WHAT NEEDS TO BE DONE: Write the listing below out again exactly, dropping the images.

########

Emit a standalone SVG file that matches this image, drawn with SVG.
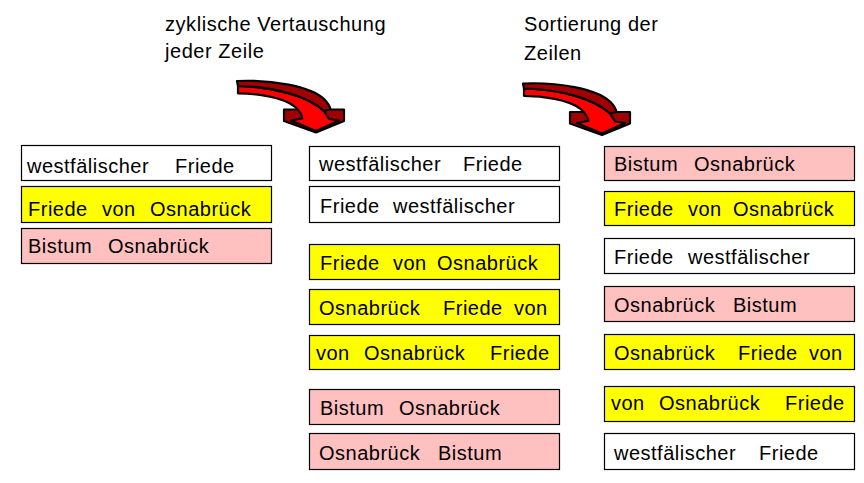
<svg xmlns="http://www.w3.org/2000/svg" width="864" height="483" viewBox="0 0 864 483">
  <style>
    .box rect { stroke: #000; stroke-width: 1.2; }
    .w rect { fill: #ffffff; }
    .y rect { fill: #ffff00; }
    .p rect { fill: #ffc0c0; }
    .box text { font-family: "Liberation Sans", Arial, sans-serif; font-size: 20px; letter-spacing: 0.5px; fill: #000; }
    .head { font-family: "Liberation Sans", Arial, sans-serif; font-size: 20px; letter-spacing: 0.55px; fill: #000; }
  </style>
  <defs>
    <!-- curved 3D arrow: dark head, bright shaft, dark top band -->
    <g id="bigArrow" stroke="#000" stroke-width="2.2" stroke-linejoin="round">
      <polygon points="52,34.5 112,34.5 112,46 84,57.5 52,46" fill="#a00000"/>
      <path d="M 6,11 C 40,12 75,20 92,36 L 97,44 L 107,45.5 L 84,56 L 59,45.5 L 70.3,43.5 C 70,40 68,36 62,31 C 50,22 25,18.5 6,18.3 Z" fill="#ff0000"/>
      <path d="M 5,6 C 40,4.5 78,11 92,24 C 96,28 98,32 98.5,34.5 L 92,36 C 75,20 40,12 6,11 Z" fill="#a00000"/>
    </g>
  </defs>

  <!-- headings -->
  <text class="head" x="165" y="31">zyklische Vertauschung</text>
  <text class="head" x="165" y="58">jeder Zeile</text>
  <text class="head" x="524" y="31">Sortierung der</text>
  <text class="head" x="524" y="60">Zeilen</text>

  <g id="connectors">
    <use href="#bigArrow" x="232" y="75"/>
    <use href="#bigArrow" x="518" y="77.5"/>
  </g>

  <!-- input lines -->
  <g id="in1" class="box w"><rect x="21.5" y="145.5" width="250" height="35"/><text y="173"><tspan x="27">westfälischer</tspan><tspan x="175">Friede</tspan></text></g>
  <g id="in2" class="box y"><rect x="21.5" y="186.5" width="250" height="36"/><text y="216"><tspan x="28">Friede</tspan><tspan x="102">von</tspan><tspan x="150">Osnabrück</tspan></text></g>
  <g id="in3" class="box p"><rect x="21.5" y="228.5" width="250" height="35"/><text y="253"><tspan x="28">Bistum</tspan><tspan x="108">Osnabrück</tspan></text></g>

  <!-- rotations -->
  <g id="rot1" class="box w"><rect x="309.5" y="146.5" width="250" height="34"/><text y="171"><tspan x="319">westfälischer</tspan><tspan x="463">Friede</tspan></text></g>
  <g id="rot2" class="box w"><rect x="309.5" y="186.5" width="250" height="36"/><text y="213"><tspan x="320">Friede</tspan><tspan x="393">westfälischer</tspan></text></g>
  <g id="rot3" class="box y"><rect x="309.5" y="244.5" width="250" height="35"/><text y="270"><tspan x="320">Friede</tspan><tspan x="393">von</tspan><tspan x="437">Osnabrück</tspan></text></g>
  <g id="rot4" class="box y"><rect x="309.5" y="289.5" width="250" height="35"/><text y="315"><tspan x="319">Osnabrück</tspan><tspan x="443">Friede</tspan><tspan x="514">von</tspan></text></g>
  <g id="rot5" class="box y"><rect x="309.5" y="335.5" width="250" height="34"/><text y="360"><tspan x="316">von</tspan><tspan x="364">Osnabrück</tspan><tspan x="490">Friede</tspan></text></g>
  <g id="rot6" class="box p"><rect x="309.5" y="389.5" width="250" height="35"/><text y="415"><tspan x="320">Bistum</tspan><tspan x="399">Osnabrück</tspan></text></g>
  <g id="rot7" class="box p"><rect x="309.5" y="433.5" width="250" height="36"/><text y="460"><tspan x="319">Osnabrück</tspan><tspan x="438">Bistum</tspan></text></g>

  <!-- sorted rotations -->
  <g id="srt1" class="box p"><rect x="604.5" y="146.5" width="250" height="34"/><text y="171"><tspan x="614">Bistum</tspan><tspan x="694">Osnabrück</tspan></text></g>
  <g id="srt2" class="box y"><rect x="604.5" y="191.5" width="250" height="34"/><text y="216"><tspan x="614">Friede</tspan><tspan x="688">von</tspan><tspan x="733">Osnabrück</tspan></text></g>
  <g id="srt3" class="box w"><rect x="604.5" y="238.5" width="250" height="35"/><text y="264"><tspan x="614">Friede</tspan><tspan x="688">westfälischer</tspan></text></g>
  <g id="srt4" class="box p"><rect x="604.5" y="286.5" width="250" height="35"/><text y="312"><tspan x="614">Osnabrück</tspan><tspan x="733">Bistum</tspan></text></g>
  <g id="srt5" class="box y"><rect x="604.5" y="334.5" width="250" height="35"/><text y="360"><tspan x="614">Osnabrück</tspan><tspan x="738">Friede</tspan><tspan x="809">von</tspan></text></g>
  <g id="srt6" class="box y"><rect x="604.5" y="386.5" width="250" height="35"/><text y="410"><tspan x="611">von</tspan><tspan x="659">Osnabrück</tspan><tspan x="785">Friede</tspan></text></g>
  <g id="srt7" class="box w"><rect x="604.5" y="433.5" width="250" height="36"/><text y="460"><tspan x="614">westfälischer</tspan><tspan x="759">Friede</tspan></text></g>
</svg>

########

EXERCISE RESPONSE:
Emit a standalone SVG file that matches this image, drawn with SVG.
<svg xmlns="http://www.w3.org/2000/svg" width="864" height="483" viewBox="0 0 864 483">
  <style>
    .box rect { stroke: #000; stroke-width: 1.2; }
    .w rect { fill: #ffffff; }
    .y rect { fill: #ffff00; }
    .p rect { fill: #ffc0c0; }
    .box text { font-family: "Liberation Sans", Arial, sans-serif; font-size: 20px; letter-spacing: 0.5px; fill: #000; }
    .head { font-family: "Liberation Sans", Arial, sans-serif; font-size: 20px; letter-spacing: 0.55px; fill: #000; }
  </style>
  <defs>
    <!-- curved 3D arrow: dark head, bright shaft, dark top band -->
    <g id="bigArrow" stroke="#000" stroke-width="2.2" stroke-linejoin="round">
      <polygon points="52,34.5 112,34.5 112,46 84,57.5 52,46" fill="#a00000"/>
      <path d="M 6,11 C 40,12 75,20 92,36 L 97,44 L 107,45.5 L 84,56 L 59,45.5 L 70.3,43.5 C 70,40 68,36 62,31 C 50,22 25,18.5 6,18.3 Z" fill="#ff0000"/>
      <path d="M 5,6 C 40,4.5 78,11 92,24 C 96,28 98,32 98.5,34.5 L 92,36 C 75,20 40,12 6,11 Z" fill="#a00000"/>
    </g>
  </defs>

  <!-- headings -->
  <text class="head" x="165" y="31">zyklische Vertauschung</text>
  <text class="head" x="165" y="58">jeder Zeile</text>
  <text class="head" x="524" y="31">Sortierung der</text>
  <text class="head" x="524" y="60">Zeilen</text>

  <g id="connectors">
    <use href="#bigArrow" x="232" y="75"/>
    <use href="#bigArrow" x="518" y="77.5"/>
  </g>

  <!-- input lines -->
  <g id="in1" class="box w"><rect x="21.5" y="145.5" width="250" height="35"/><text y="173"><tspan x="27">westfälischer</tspan><tspan x="175">Friede</tspan></text></g>
  <g id="in2" class="box y"><rect x="21.5" y="186.5" width="250" height="36"/><text y="216"><tspan x="28">Friede</tspan><tspan x="102">von</tspan><tspan x="150">Osnabrück</tspan></text></g>
  <g id="in3" class="box p"><rect x="21.5" y="228.5" width="250" height="35"/><text y="253"><tspan x="28">Bistum</tspan><tspan x="108">Osnabrück</tspan></text></g>

  <!-- rotations -->
  <g id="rot1" class="box w"><rect x="309.5" y="146.5" width="250" height="34"/><text y="171"><tspan x="319">westfälischer</tspan><tspan x="463">Friede</tspan></text></g>
  <g id="rot2" class="box w"><rect x="309.5" y="186.5" width="250" height="36"/><text y="213"><tspan x="320">Friede</tspan><tspan x="393">westfälischer</tspan></text></g>
  <g id="rot3" class="box y"><rect x="309.5" y="244.5" width="250" height="35"/><text y="270"><tspan x="320">Friede</tspan><tspan x="393">von</tspan><tspan x="437">Osnabrück</tspan></text></g>
  <g id="rot4" class="box y"><rect x="309.5" y="289.5" width="250" height="35"/><text y="315"><tspan x="319">Osnabrück</tspan><tspan x="443">Friede</tspan><tspan x="514">von</tspan></text></g>
  <g id="rot5" class="box y"><rect x="309.5" y="335.5" width="250" height="34"/><text y="360"><tspan x="316">von</tspan><tspan x="364">Osnabrück</tspan><tspan x="490">Friede</tspan></text></g>
  <g id="rot6" class="box p"><rect x="309.5" y="389.5" width="250" height="35"/><text y="415"><tspan x="320">Bistum</tspan><tspan x="399">Osnabrück</tspan></text></g>
  <g id="rot7" class="box p"><rect x="309.5" y="433.5" width="250" height="36"/><text y="460"><tspan x="319">Osnabrück</tspan><tspan x="438">Bistum</tspan></text></g>

  <!-- sorted rotations -->
  <g id="srt1" class="box p"><rect x="604.5" y="146.5" width="250" height="34"/><text y="171"><tspan x="614">Bistum</tspan><tspan x="694">Osnabrück</tspan></text></g>
  <g id="srt2" class="box y"><rect x="604.5" y="191.5" width="250" height="34"/><text y="216"><tspan x="614">Friede</tspan><tspan x="688">von</tspan><tspan x="733">Osnabrück</tspan></text></g>
  <g id="srt3" class="box w"><rect x="604.5" y="238.5" width="250" height="35"/><text y="264"><tspan x="614">Friede</tspan><tspan x="688">westfälischer</tspan></text></g>
  <g id="srt4" class="box p"><rect x="604.5" y="286.5" width="250" height="35"/><text y="312"><tspan x="614">Osnabrück</tspan><tspan x="733">Bistum</tspan></text></g>
  <g id="srt5" class="box y"><rect x="604.5" y="334.5" width="250" height="35"/><text y="360"><tspan x="614">Osnabrück</tspan><tspan x="738">Friede</tspan><tspan x="809">von</tspan></text></g>
  <g id="srt6" class="box y"><rect x="604.5" y="386.5" width="250" height="35"/><text y="410"><tspan x="611">von</tspan><tspan x="659">Osnabrück</tspan><tspan x="785">Friede</tspan></text></g>
  <g id="srt7" class="box w"><rect x="604.5" y="433.5" width="250" height="36"/><text y="460"><tspan x="614">westfälischer</tspan><tspan x="759">Friede</tspan></text></g>
</svg>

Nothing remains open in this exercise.